Interoperabilität: Alle Anstrengungen um offene Standards oder Open Source verblassen, wenn man im privaten Bereich mit den Frustrationen eines Vista-Upgrades oder mit Problemen des ISPs zu kämpfen hat. Und diese Erfahrungen sind zumeist entscheidender als viele Hochglanzbroschüren über künftige IT-Strategien. Natürlich operieren Unternehmen mit besseren Verfügbarkeiten und umfangreichen Qualitätstests, aber die Erfahrungen im privaten Bereich bleiben emotionale Hemmschwellen. Cloud Computing beschreibt als Vision oder Zielrichtung ein Konzept, in dem IT als Gebrauchsgut verfügbar ist. Doch von dieser Vision sind wir noch einige Jahre, wenn nicht gar Jahrzehnte entfernt. Daran wird auch die immer stärkere Verbreitung von Web-2.0-Applikationen wie etwa Facebook nichts Grundlegendes ändern.

Der Kampf um den Desktop hat begonnen

Wirtschaftliche Interessen: Der aus der Außenperspektive spannendste Aspekt von Cloud Computing (als auch vieler seiner Komponenten) ist, wie die großen etablierten IT-Anbieter mit diesem potentiellen Paradigmenwechsel umgehen. Denn verbrauchs- und nutzerbasierte Geschäftsmodelle gefährden die Zukunft der etablierten Procurement- und Lizenzmodelle. Dementsprechend haben die großen IT-Anbieter und Dienstleister (wie schon bei On-demand- oder SaaS-Angeboten) zumeist nur geringes Interesse daran, wirklich bedarfsgerechte Geschäftsmodelle einzuführen. Sie handeln häufig nur dann, wenn sie dazu gezwungen werden. Die Bereitstellung von Applikationen und Dienstleistungen über das Internet bedeutet aber auch, dass dem Desktop und dem Internet-Browser eine noch wichtigere Rolle obliegen. So ist etwa die Einführung von Googles Chrome Browser (wie auch dem Android Handy-Betriebssystem) nicht unbedingt auschließlich als Breitseite gegenüber Microsoft zu verstehen, sondern vor allem als Gewährleistung dafür, dass nicht nur Internet-Seiten abgebildet werden können, sondern auch Applikationen über Clouds bereitgestellt werden können. Der Kampf um den Desktop, so scheint es, hat erst richtig begonnen.

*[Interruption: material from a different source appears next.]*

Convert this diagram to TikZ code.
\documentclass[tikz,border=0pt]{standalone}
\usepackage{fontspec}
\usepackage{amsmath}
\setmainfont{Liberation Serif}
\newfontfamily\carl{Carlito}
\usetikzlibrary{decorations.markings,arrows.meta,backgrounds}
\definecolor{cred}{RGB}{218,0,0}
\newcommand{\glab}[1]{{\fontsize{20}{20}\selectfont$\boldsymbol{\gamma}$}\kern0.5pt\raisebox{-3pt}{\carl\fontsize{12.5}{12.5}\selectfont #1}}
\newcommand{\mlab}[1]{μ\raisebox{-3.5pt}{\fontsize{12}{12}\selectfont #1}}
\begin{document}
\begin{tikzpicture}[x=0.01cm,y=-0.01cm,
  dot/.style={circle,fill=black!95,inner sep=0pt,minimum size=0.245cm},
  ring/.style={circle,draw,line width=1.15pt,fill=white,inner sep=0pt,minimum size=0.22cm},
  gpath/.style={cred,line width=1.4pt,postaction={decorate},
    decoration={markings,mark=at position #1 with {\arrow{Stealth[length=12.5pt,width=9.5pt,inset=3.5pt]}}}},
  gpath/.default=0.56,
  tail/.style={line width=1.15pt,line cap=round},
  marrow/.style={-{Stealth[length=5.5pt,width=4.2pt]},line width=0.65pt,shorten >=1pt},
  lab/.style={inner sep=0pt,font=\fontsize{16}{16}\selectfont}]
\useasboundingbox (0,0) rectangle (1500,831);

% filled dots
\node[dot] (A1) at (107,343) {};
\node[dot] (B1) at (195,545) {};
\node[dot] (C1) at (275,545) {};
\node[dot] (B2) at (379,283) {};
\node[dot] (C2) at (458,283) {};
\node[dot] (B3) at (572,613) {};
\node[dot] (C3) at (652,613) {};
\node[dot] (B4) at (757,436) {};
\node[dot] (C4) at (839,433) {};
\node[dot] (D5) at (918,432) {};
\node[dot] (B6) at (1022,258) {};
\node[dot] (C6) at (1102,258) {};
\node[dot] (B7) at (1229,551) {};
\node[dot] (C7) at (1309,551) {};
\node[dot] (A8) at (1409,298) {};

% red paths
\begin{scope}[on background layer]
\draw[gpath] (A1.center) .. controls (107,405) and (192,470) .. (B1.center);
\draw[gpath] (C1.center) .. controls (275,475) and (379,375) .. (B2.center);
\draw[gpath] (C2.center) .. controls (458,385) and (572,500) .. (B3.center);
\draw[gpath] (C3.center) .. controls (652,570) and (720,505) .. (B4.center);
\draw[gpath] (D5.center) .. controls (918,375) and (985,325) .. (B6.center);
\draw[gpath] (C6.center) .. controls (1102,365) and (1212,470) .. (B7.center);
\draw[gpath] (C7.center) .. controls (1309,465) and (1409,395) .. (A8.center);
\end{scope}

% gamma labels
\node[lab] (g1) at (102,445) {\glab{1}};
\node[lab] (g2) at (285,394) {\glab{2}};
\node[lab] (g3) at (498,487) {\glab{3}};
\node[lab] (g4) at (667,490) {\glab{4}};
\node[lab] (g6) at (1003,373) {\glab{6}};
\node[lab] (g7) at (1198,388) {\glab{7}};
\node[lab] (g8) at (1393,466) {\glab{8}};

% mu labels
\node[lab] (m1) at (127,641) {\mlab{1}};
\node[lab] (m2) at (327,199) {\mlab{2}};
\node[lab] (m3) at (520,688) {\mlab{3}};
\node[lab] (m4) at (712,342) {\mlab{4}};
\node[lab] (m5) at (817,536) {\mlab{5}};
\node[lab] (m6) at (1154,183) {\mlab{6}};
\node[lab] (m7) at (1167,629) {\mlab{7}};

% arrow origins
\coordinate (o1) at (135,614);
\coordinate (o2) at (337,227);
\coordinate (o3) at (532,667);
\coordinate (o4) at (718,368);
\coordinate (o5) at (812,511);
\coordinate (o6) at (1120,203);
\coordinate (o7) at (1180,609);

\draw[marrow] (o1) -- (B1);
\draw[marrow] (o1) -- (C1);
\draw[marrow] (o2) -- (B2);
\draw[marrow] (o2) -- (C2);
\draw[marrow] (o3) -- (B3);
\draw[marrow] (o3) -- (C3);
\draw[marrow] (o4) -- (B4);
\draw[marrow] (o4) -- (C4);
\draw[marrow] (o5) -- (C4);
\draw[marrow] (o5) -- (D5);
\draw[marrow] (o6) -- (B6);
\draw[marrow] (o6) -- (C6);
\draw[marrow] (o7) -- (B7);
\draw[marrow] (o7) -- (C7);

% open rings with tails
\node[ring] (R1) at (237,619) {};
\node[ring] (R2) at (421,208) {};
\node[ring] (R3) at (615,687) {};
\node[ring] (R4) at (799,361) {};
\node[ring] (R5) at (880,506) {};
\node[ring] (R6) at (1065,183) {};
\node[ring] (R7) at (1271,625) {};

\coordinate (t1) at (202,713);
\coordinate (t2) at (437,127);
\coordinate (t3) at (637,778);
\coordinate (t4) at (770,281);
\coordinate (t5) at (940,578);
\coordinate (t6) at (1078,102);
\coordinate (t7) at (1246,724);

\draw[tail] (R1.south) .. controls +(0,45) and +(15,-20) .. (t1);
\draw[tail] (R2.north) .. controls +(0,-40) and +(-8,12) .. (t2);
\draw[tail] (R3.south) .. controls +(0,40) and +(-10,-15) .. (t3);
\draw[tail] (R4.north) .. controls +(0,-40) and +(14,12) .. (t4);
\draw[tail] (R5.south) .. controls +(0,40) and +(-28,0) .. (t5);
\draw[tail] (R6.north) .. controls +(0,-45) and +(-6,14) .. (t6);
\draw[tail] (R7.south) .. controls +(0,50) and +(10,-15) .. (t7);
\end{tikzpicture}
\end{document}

Fazit: Der Weg in das Zeitalter von Cloud Computing ist deutlich vorgezeichnet. Das Konzept wird sich in den nächsten fünf Jahren vor allem im Infrastrukturbereich etablieren, aber nur graduell in den Applikationsbereich vorstoßen. Bleibt zu hoffen, dass die begriffliche Verwirrung durch Termini wie On-demand, SaaS, Utility, SOA oder Cloud Computing durch ganzheitliche Ansätze aufgehoben wird, die stärker auf Geschäftsprobleme als auf Technologien abheben. Und nur dann wird sich der anfängliche Bodennebel ins Zeitalter von Cloud Computing auflösen. (jha)

Zur Person

Name: Dr. Thomas Reuner

Position: Geschäftsführer

Analystenhaus: TSM Strategies, London.

Beratungsschwerpunkt: Reuner konzentriert sich auf die Bereiche IT-Services, Sourcing, Business Process Outsourcing (BPO) sowie Mobile Enterprise. Dabei vertraut er auf über 10 Jahre Erfahrung im Bereich der IT-Marktforschung und Beratung. Bevor er TSM Strategies im September 2008 gründete, bekleidete Reuner leitende Funktionen bei Gartner, KPMG Consulting, NelsonHall und IDC. Außerdem leitet er den Consulting-Bereich bei CCS Insight in London. Sein Studium der Geschichte und Germanistik an der Universität Göttingen hat Reuner mit der Promotion abgeschlossen.